Do you have a strong sense of how critical these things are?
A developed version of this (both the challenges and potential solutions) would make an amazing post for the empirica blog https://empirica.ly/blog
Also, I think we can easily get SAGE publishing to post it on their MethodSpace https://www.methodspace.com/ (let me know if you are interested, and I will make the intro).
@amaatouq Sure, would love to write up more, probably after we test a bunch... =)
@markwhiting my sense is that it is a minority of workers overall, but may be a majority of HITs that get completed, as it's biased towards the most active users. I've definitely had problems with HIT squatting in experiments.
Notes from discussion:
Another strategy I've used is around adding in players after the initial recruitment. This is tricky and perhaps a bit too case specific. It's especially useful if theres something like a rolling experiment start for repeated experiments, but again, rather specific to that setting.
Possible HIT sequencing:
demo
HIT funnel
We can think about the process of collecting data from turk workers as a funnel, in which potential participants enter, but through a number of "off ramps" fail to translate to data.
Some of the off ramps are things we can't really control: some people will not want to do the HIT regardless of what else we do, once they know they will need to use a webcam.
Other off-ramps are things that we can address by improving how we use turk - scheduling HITs, notifying workers, etc.
There are a few facets of recruitment which have to do with multiplayer games specifically.

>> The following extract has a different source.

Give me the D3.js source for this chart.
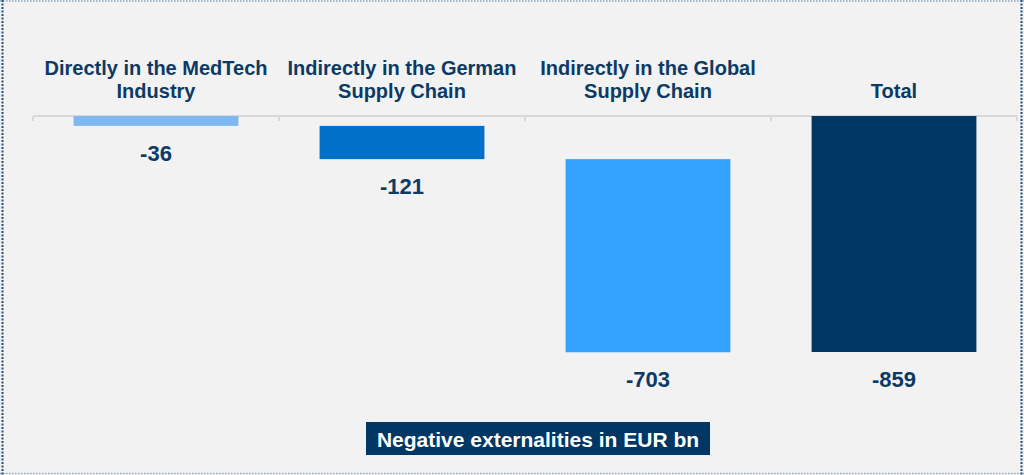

One is that the most prolific turkers generally have "scripts" that go out and fetch HITs for them, which automatically enter their queue, and don't get seen until they finish other things. This means that if we set a HIT duration to be long enough for the whole game, these participants tend to miss the start by the time they get to the HIT. At the same time, they are "squatting" a HIT, so it isn't available to someone else. We can instead work with these scripts by paying after they complete intro steps (5 mins?) and setting HIT availability so that this must be complete before the group stage starts.
Another challenge is that if we have a batch with a large number of conditions, it is possible that there will be multiple people sitting in games waiting for other people to arrive. This is compounded if there is a lot of dropout in the intro steps (as there is in webcam experiments) If we can randomize people to groups at "launch" then we don't care so much about dropouts that happen during intro steps.